Aquí, en un círculo armónico, flotan las plegarias de los
niños, las
oraciones de las vírgenes, los salmos de los piadosos eremitas,
las
peticiones de los humildes, las castas palabras de los limpios
de corazón,
las resignadas quejas de los que padecen, los ayes de los que
sufren y los
himnos de los que esperan. Teobaldo oyó entre aquellas voces,
que
palpitaban aún en el éter luminoso, la voz de su santa madre
que pedía a
Dios por él; pero no oyó la suya.
IX
Más allá hirieron sus oídos con un estrépito discordante
mil y mil
acentos ásperos y roncos, blasfemias, gritos de venganzas,
cantares de
orgías, palabras lúbricas, maldiciones de la desesperación,
amenazas de
impotencia y juramentos sacrílegos de la impiedad.
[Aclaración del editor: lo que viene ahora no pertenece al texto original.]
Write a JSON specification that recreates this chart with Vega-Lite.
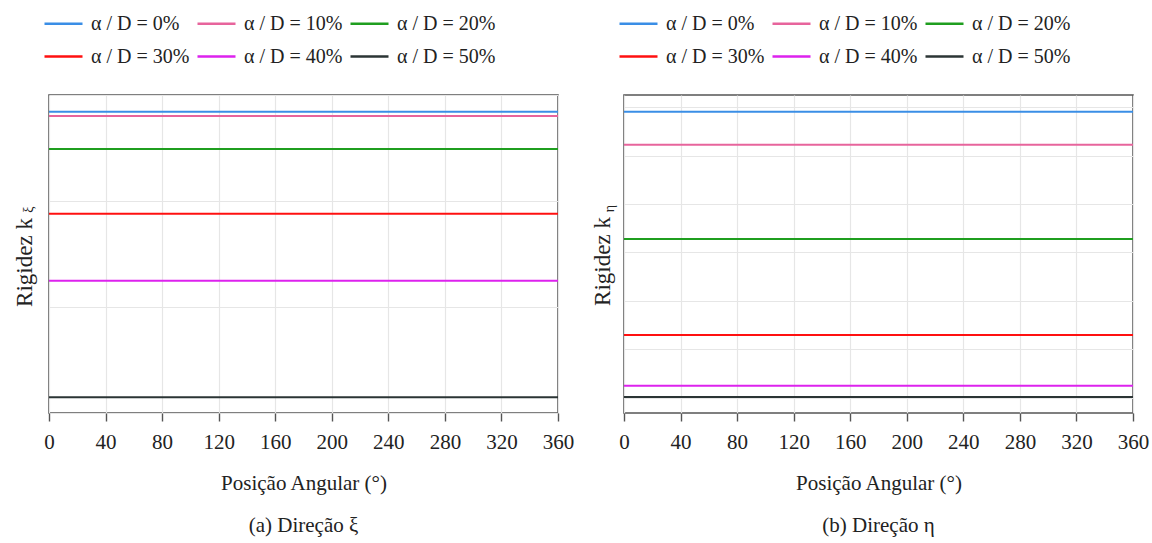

Teobaldo atravesó el segundo círculo con la rapidez que el
meteoro
cruza el cielo en una tarde de verano, por no oír su voz que
vibraba allí
sonante y atronadora, sobreponiéndose a las otras voces en
medio de aquel
concierto infernal.
-¡No creo en Dios! ¡No creo en Dios! -decían aún su acento
agitándose
en aquel océano de blasfemias; y Teobaldo comenzaba a creer.
X
Dejó atrás aquellas regiones y atravesó otras inmensidades
llenas de
visiones terribles, que ni él pudo comprender ni yo acierto a
concebir, y
llegó al cabo al último círculo de la espiral de los cielos,
donde los
serafines adoran al Señor, cubierto el rostro con las triples
alas y
prosternados a sus pies.
Él quiso mirarlo.
Un aliento de fuego abrasó su cara, un mar de luz
oscureció sus ojos,
un trueno gigante retumbó en sus oídos, y, arrancado del corcel
y lanzado
al vacío como la piedra candente que arroja un volcán, se
sintió bajar y
bajar sin caer nunca, ciego, abrasado y ensordecido, como cayó
el ángel
rebelde cuando Dios derribó el pedestal de su orgullo con un
soplo de sus
labios.
I
La noche había cerrado y el viento gemía agitando las
hojas de los
árboles, por entre cuyas frondosas ramas se deslizaba un suave
rayo de
luna, cuando Teobaldo, incorporándose sobre el codo y
restregándose los
ojos como si despertara de un profundo sueño, tendió alrededor
una mirada
y se encontró en el mismo bosque donde hirió al jabalí, donde
cayó muerto
su corcel, donde le dieron aquella fantástica cabalgadura que
le había
arrastrado a unas regiones desconocidas y misteriosas.